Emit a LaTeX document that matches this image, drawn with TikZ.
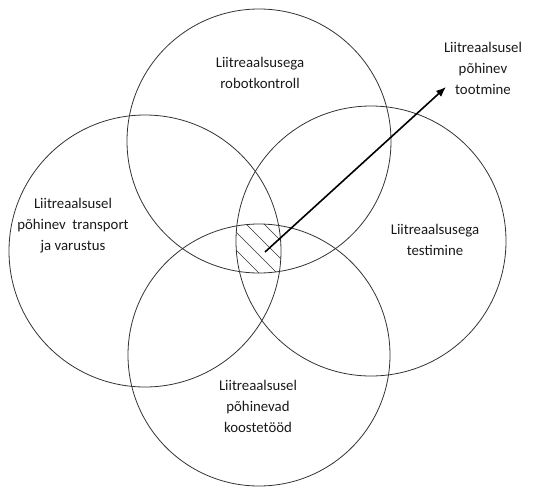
\documentclass[tikz,border=0pt]{standalone}
\usepackage{fontspec}
\setmainfont{Carlito}
\usetikzlibrary{arrows.meta}
\begin{document}
\begin{tikzpicture}[x=1pt,y=-1pt,
    ring/.style={draw=black!80, line width=0.8pt},
    hatch/.style={draw=black!80, line width=0.6pt},
    pointer/.style={-{Latex[length=10pt,width=8pt]}, line width=1.6pt},
    venntext/.style={align=center, inner sep=0pt, text=black!90,
      font=\fontsize{14.8}{21}\selectfont}]
  \useasboundingbox (0,0) rectangle (547,488);
  % Circles
  \draw[ring] (259,141) circle (132pt);
  \draw[ring] (259,355) circle (131pt);
  \draw[ring] (145,251) circle (136pt);
  \draw[ring] (371,241) circle (135pt);
  % Hatched middle
  \begin{scope}
    \clip (259,141) circle (132pt);
    \clip (259,355) circle (131pt);
    \clip (145,251) circle (136pt);
    \clip (371,241) circle (135pt);
    \foreach \c in {-32,-14,4,22,40}
      \draw[hatch] (\c+180,180) -- (\c+320,320);
  \end{scope}
  % Labels
  \node[venntext] (robot) at (260,73) {Liitreaalsusega\\robotkontroll};
  \node[venntext] (transport) at (73,226) {Liitreaalsusel\\põhinev\ \ transport\\ja varustus};
  \node[venntext] (testing) at (435,240) {Liitreaalsusega\\testimine};
  \node[venntext] (assembly) at (258,406) {Liitreaalsusel\\põhinevad\\koostetööd};
  \node[venntext] (production) at (483,68) {Liitreaalsusel\\põhinev\\tootmine};
  % Arrow
  \coordinate (hub) at (265,252);
  \coordinate (tip) at (446,87);
  \draw[pointer] (hub) -- (tip);
\end{tikzpicture}
\end{document}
=====
Make an exact copy of the whole listing, but don't bring over any pictures.

Emit a LaTeX document that matches this image, drawn with TikZ.
\documentclass[tikz,border=0pt]{standalone}
\usepackage{fontspec}
\setmainfont{Carlito}
\usetikzlibrary{arrows.meta}
\begin{document}
\begin{tikzpicture}[x=1pt,y=-1pt,
    ring/.style={draw=black!80, line width=0.8pt},
    hatch/.style={draw=black!80, line width=0.6pt},
    pointer/.style={-{Latex[length=10pt,width=8pt]}, line width=1.6pt},
    venntext/.style={align=center, inner sep=0pt, text=black!90,
      font=\fontsize{14.8}{21}\selectfont}]
  \useasboundingbox (0,0) rectangle (547,488);
  % Circles
  \draw[ring] (259,141) circle (132pt);
  \draw[ring] (259,355) circle (131pt);
  \draw[ring] (145,251) circle (136pt);
  \draw[ring] (371,241) circle (135pt);
  % Hatched middle
  \begin{scope}
    \clip (259,141) circle (132pt);
    \clip (259,355) circle (131pt);
    \clip (145,251) circle (136pt);
    \clip (371,241) circle (135pt);
    \foreach \c in {-32,-14,4,22,40}
      \draw[hatch] (\c+180,180) -- (\c+320,320);
  \end{scope}
  % Labels
  \node[venntext] (robot) at (260,73) {Liitreaalsusega\\robotkontroll};
  \node[venntext] (transport) at (73,226) {Liitreaalsusel\\põhinev\ \ transport\\ja varustus};
  \node[venntext] (testing) at (435,240) {Liitreaalsusega\\testimine};
  \node[venntext] (assembly) at (258,406) {Liitreaalsusel\\põhinevad\\koostetööd};
  \node[venntext] (production) at (483,68) {Liitreaalsusel\\põhinev\\tootmine};
  % Arrow
  \coordinate (hub) at (265,252);
  \coordinate (tip) at (446,87);
  \draw[pointer] (hub) -- (tip);
\end{tikzpicture}
\end{document}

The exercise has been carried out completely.